The DEQ faced a September 18 deadline to deny or permit the water-quality certification needed to construct the pipeline. The requirement comes from the federal Clean Water Act, which stipulates that states must certify that proposed pipeline projects won’t violate water-quality standards before being built. The proposed ACP, which would traverse eight counties in North Carolina, would pass through more than 560 waterways in North Carolina.

The letter issued last week by the DEQ requests “additional information” from Duke Energy and Dominion, the two companies involved in the pipeline’s construction, asking for “more site-specific detail to ensure that downstream water quality is protected.”

The companies have one month to respond to the DEQ’s inquiries, and the agency will then have two months to decide whether to grant the certification.

The pipeline has met with fierce criticism from environmental activists, who say the proposed route would adversely affect water quality and would lock the state into a fracked gas economy when renewable energy sources are widely available.
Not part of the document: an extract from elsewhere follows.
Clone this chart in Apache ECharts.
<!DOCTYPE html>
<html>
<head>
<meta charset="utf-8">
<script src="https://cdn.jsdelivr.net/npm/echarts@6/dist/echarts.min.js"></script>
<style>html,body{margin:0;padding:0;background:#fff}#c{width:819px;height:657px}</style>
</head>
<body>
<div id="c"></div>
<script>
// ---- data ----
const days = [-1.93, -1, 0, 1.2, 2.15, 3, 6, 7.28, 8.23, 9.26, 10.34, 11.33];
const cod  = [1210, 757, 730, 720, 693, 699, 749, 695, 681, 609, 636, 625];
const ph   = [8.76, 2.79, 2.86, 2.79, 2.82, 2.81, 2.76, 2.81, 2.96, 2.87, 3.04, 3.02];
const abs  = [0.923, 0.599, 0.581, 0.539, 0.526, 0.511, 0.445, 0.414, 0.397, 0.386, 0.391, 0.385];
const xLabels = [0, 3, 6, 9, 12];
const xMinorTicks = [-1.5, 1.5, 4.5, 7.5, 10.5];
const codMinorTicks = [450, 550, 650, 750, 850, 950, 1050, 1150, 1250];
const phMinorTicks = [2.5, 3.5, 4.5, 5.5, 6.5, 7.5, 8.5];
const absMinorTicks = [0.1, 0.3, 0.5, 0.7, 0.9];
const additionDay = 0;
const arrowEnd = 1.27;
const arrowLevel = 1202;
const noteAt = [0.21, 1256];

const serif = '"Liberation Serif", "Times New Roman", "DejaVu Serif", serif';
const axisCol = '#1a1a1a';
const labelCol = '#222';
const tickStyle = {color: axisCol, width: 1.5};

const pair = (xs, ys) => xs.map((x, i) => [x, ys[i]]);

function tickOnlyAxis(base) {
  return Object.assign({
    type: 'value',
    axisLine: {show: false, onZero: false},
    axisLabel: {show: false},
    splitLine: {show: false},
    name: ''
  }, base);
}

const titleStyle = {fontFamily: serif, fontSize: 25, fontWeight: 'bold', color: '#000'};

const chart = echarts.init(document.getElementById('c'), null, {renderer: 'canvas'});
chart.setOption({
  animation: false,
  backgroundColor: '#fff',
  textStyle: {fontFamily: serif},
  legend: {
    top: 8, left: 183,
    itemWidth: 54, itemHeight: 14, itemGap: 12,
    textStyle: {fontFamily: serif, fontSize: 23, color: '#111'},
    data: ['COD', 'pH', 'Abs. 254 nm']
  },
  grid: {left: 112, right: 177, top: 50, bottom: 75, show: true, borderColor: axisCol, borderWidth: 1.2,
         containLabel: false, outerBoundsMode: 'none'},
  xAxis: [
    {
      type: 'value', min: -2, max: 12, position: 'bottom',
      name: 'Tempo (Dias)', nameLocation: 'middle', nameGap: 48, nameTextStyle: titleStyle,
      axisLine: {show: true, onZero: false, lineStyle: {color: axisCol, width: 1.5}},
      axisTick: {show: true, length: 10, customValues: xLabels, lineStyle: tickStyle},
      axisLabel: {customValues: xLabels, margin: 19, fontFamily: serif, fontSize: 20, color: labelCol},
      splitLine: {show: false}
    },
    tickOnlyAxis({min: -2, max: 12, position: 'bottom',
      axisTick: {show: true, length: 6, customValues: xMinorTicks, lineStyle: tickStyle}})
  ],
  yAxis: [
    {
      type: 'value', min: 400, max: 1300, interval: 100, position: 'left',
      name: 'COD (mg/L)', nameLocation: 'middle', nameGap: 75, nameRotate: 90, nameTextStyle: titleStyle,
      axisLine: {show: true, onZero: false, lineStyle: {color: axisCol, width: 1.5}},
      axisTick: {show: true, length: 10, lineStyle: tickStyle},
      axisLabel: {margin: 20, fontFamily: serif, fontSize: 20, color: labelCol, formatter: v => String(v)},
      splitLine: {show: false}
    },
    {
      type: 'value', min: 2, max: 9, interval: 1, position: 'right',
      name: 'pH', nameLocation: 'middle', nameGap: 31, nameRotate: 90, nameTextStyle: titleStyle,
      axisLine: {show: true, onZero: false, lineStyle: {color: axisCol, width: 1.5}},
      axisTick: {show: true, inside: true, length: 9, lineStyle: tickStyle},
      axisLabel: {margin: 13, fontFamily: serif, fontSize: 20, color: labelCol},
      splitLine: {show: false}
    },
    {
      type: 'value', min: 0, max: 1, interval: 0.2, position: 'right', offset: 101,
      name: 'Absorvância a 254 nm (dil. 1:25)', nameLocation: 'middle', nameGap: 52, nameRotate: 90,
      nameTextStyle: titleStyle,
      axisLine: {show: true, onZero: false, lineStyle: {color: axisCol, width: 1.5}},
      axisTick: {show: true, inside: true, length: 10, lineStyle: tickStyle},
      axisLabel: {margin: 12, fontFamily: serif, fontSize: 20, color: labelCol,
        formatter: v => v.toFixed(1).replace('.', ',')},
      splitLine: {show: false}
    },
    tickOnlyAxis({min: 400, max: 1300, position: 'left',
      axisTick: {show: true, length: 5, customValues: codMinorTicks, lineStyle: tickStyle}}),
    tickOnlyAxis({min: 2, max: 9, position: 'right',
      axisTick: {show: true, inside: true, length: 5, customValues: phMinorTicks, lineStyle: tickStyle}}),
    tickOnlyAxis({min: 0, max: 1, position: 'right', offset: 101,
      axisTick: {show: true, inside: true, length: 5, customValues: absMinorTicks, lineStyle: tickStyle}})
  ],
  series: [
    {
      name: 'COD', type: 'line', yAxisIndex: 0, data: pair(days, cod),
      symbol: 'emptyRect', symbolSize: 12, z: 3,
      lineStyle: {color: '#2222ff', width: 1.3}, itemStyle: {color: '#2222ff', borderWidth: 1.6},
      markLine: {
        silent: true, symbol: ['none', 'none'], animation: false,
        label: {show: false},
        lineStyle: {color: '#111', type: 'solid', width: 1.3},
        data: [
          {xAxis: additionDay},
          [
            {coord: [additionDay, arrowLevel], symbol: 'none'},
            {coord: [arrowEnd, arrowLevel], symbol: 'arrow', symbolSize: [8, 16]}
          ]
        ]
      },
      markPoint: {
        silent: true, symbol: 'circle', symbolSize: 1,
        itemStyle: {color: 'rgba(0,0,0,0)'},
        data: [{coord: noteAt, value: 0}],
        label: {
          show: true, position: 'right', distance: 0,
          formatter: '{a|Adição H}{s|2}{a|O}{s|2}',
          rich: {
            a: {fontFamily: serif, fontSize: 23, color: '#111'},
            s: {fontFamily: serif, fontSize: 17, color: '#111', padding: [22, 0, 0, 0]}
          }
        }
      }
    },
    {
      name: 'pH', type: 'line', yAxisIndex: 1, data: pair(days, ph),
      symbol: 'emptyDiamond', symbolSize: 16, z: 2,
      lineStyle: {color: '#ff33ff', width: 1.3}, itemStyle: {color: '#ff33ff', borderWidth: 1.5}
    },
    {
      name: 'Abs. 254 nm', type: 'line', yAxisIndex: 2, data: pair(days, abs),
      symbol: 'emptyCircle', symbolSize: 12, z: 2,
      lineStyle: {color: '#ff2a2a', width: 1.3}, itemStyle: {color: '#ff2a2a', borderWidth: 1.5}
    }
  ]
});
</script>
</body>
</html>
Supporters say it would bring jobs and infrastructure to depressed parts of North Carolinathough a federal environmental impact study issued in July projects that the pipeline will result in just twenty permanent jobs in the Old North State.

The Federal Energy Regulatory Commission, meanwhile, is slated to issue its final decision on the pipeline in mid-October. Even if the FERC approves the project, however, if the DEQ denies the water-quality permit, the ACP will be barred from construction.